Return exactly, and only, the lines from the one holding "Rebuild this chart" through the one holding "return CX +", both included; the pictures stay out.

** start **

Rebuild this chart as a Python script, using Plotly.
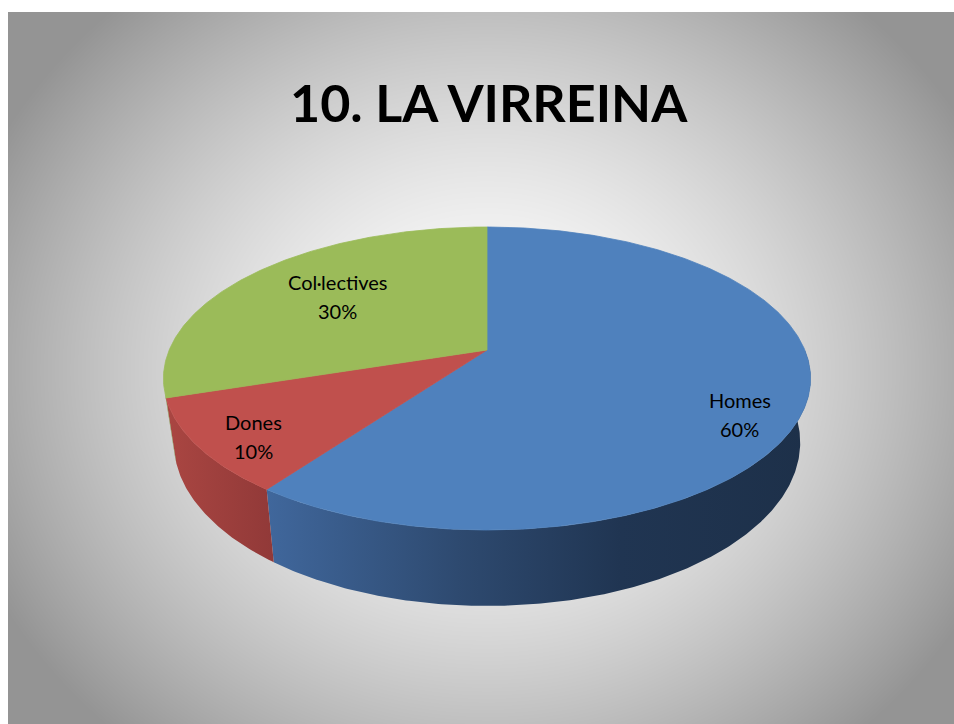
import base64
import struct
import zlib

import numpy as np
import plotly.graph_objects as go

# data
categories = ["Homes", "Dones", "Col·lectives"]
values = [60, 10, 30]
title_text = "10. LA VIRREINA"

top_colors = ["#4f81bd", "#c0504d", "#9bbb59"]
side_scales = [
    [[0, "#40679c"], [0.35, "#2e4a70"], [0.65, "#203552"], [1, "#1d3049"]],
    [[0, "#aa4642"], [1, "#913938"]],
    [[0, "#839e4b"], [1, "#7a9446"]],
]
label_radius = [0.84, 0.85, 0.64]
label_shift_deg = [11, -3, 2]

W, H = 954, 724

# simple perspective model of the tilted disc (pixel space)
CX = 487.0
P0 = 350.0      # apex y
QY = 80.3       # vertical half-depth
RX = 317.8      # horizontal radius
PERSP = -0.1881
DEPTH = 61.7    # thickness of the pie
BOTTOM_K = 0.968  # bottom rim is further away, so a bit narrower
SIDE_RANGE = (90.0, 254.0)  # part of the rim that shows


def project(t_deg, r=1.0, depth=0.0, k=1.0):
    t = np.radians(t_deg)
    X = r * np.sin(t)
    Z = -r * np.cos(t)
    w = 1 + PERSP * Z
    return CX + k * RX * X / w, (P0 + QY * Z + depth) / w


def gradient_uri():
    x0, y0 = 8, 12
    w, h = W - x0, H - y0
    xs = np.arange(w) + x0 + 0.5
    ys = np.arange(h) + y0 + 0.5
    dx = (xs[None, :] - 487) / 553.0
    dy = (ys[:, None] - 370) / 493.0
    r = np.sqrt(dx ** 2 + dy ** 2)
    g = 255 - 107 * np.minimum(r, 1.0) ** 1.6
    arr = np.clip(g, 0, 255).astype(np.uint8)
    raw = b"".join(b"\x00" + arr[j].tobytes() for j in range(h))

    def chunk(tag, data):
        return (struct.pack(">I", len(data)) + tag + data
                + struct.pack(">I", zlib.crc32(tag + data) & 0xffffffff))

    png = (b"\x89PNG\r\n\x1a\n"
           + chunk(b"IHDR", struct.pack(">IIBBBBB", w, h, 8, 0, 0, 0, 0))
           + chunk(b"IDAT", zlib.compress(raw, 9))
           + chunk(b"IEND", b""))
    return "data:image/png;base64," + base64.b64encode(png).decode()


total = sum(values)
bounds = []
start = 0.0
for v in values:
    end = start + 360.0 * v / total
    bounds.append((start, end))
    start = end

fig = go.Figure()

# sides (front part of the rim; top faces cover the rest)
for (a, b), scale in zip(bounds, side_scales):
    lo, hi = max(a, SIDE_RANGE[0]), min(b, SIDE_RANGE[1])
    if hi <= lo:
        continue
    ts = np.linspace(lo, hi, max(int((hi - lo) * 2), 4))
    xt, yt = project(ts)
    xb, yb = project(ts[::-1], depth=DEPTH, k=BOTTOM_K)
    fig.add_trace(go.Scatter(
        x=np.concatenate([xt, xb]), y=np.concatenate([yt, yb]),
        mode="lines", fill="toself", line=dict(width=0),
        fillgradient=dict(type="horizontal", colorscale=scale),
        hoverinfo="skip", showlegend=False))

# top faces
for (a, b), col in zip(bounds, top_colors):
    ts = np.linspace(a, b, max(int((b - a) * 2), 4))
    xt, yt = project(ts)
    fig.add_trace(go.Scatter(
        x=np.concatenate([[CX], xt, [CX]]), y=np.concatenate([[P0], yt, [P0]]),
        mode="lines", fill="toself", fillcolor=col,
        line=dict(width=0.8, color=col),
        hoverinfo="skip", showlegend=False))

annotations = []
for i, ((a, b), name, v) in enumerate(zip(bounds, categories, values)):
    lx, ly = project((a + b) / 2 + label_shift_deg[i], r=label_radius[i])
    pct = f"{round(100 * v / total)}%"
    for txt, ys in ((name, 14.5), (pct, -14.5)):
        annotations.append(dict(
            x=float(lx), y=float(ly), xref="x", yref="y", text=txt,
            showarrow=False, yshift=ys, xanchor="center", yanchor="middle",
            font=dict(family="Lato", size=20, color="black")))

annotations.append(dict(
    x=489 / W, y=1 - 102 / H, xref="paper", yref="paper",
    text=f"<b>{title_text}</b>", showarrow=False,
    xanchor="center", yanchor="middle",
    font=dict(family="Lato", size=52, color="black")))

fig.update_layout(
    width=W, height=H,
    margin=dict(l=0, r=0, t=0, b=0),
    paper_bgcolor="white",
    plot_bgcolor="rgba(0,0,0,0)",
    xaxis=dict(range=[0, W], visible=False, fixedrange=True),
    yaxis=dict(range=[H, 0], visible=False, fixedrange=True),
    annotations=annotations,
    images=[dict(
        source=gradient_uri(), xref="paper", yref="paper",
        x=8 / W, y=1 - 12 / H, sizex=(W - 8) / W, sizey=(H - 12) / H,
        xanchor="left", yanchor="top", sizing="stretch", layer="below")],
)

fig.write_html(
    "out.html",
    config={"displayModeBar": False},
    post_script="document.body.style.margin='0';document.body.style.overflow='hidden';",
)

** end **
** start **

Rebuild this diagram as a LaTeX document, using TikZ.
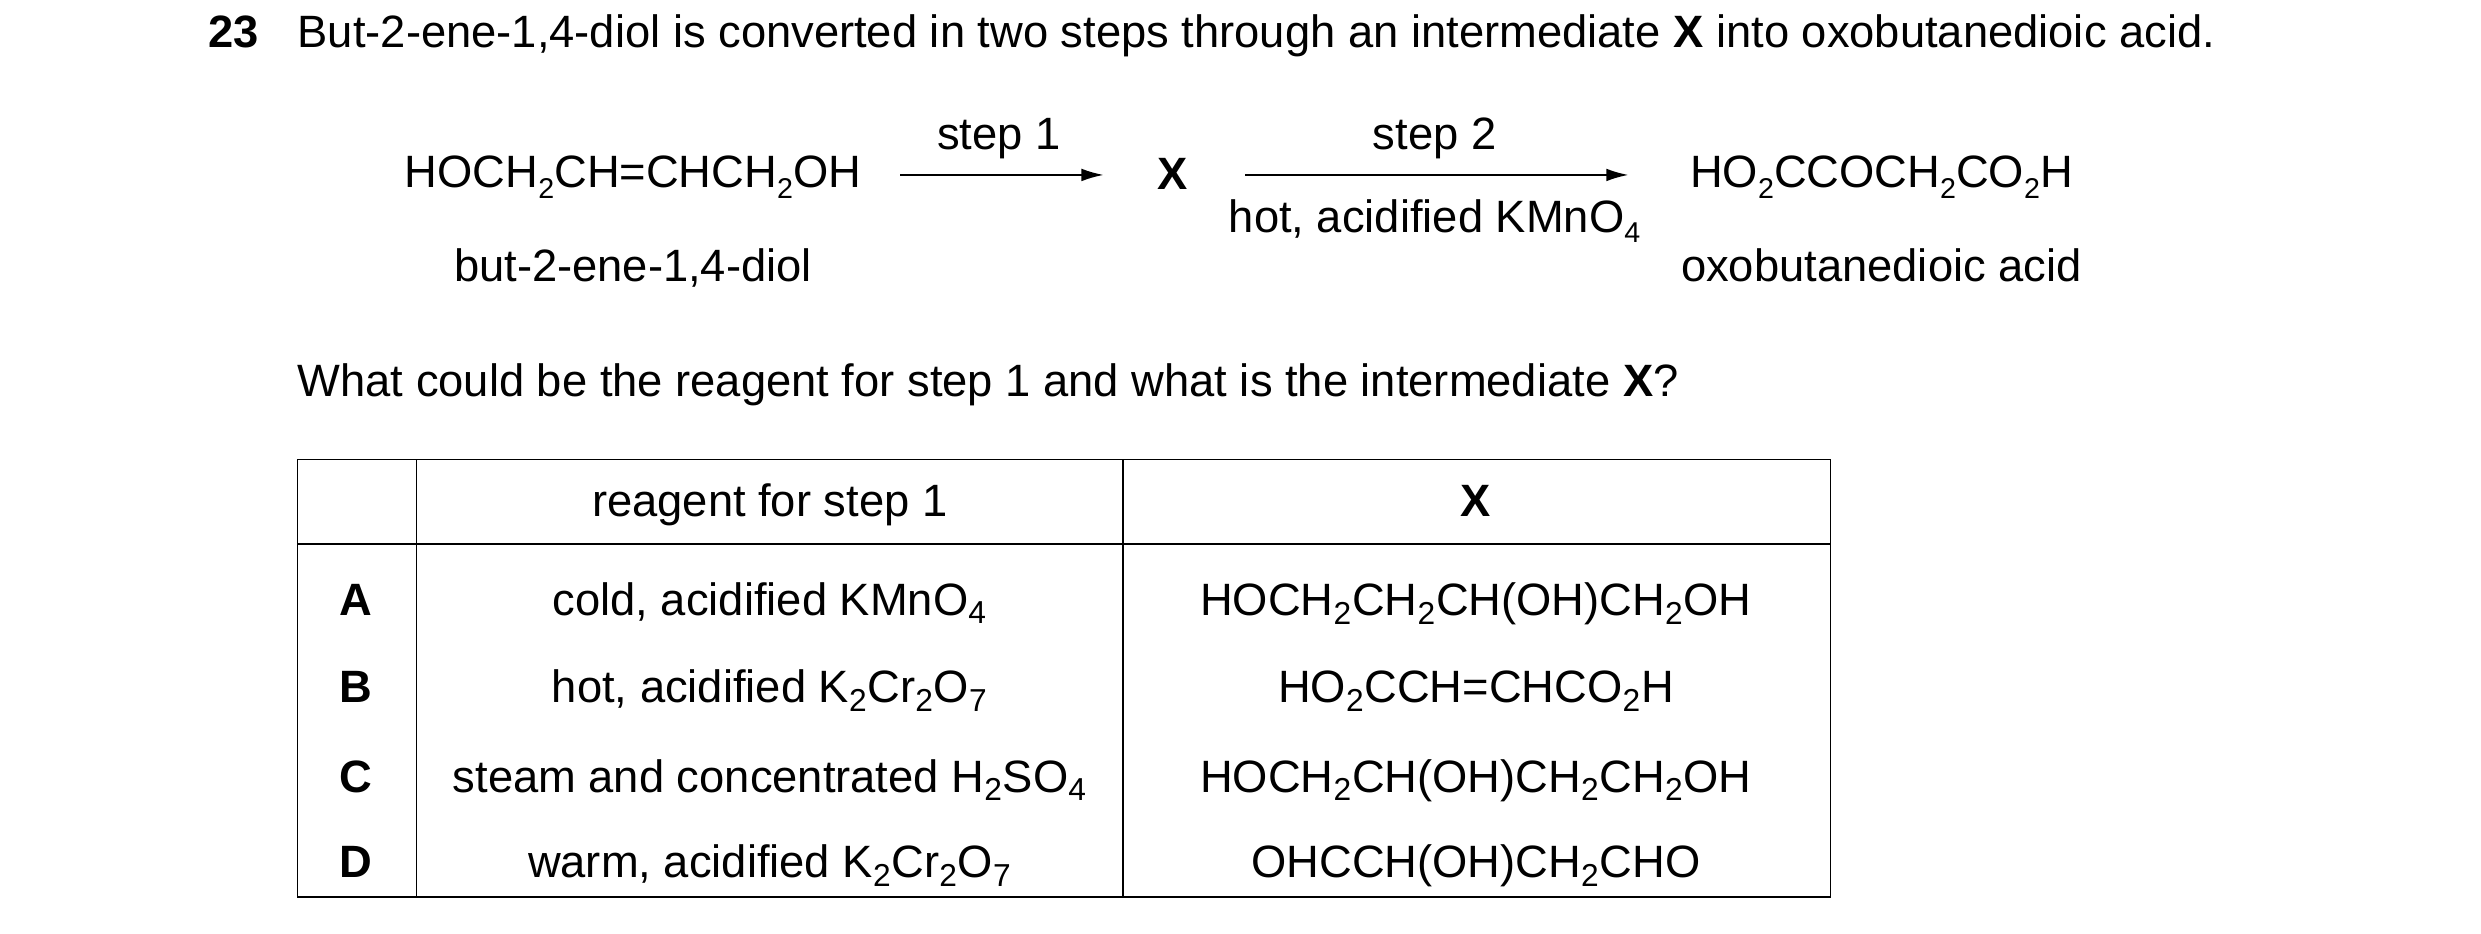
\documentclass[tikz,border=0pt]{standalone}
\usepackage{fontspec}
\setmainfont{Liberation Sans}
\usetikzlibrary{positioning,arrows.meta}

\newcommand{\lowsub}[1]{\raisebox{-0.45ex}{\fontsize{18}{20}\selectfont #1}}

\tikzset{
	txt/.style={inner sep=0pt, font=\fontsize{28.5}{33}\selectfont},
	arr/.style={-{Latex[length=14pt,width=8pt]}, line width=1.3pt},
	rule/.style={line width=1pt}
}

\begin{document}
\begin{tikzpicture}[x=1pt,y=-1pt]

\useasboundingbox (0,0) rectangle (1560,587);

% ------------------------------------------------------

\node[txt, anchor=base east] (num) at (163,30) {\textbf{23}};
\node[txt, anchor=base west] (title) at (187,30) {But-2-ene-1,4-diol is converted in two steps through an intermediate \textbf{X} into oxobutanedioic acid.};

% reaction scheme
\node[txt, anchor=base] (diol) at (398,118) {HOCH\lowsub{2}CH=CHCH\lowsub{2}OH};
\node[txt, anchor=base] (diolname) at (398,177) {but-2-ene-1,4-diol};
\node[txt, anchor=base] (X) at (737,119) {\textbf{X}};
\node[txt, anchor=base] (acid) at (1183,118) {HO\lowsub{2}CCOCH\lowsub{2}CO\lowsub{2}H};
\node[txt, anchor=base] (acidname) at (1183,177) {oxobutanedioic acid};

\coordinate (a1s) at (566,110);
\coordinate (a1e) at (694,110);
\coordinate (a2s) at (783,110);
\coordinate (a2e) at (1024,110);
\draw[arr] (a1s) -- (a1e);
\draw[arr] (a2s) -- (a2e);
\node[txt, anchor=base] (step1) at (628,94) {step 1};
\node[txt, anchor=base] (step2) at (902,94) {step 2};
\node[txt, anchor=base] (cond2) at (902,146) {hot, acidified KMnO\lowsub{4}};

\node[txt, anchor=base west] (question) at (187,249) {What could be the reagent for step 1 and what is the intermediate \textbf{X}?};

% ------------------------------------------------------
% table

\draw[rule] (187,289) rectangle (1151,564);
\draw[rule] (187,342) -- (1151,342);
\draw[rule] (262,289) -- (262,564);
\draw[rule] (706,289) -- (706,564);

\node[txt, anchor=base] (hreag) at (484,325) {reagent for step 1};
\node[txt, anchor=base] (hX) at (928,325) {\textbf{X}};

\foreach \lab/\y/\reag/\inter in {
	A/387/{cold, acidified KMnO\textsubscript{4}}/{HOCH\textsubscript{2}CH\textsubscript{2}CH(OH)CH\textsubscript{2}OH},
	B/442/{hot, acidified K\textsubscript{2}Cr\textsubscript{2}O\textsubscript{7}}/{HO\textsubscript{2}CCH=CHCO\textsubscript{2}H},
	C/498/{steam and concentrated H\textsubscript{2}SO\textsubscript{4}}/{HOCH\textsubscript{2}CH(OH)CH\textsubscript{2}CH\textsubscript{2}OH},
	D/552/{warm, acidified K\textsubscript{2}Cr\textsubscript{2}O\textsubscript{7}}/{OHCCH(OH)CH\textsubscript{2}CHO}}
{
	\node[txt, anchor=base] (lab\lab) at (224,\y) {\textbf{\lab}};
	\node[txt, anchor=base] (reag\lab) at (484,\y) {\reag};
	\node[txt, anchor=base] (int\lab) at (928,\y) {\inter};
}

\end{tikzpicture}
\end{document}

** end **

■ Exercise answer:
Rebuild this chart as a Python script, using Plotly.
import base64
import struct
import zlib

import numpy as np
import plotly.graph_objects as go

# data
categories = ["Homes", "Dones", "Col·lectives"]
values = [60, 10, 30]
title_text = "10. LA VIRREINA"

top_colors = ["#4f81bd", "#c0504d", "#9bbb59"]
side_scales = [
    [[0, "#40679c"], [0.35, "#2e4a70"], [0.65, "#203552"], [1, "#1d3049"]],
    [[0, "#aa4642"], [1, "#913938"]],
    [[0, "#839e4b"], [1, "#7a9446"]],
]
label_radius = [0.84, 0.85, 0.64]
label_shift_deg = [11, -3, 2]

W, H = 954, 724

# simple perspective model of the tilted disc (pixel space)
CX = 487.0
P0 = 350.0      # apex y
QY = 80.3       # vertical half-depth
RX = 317.8      # horizontal radius
PERSP = -0.1881
DEPTH = 61.7    # thickness of the pie
BOTTOM_K = 0.968  # bottom rim is further away, so a bit narrower
SIDE_RANGE = (90.0, 254.0)  # part of the rim that shows


def project(t_deg, r=1.0, depth=0.0, k=1.0):
    t = np.radians(t_deg)
    X = r * np.sin(t)
    Z = -r * np.cos(t)
    w = 1 + PERSP * Z
    return CX + k * RX * X / w, (P0 + QY * Z + depth) / w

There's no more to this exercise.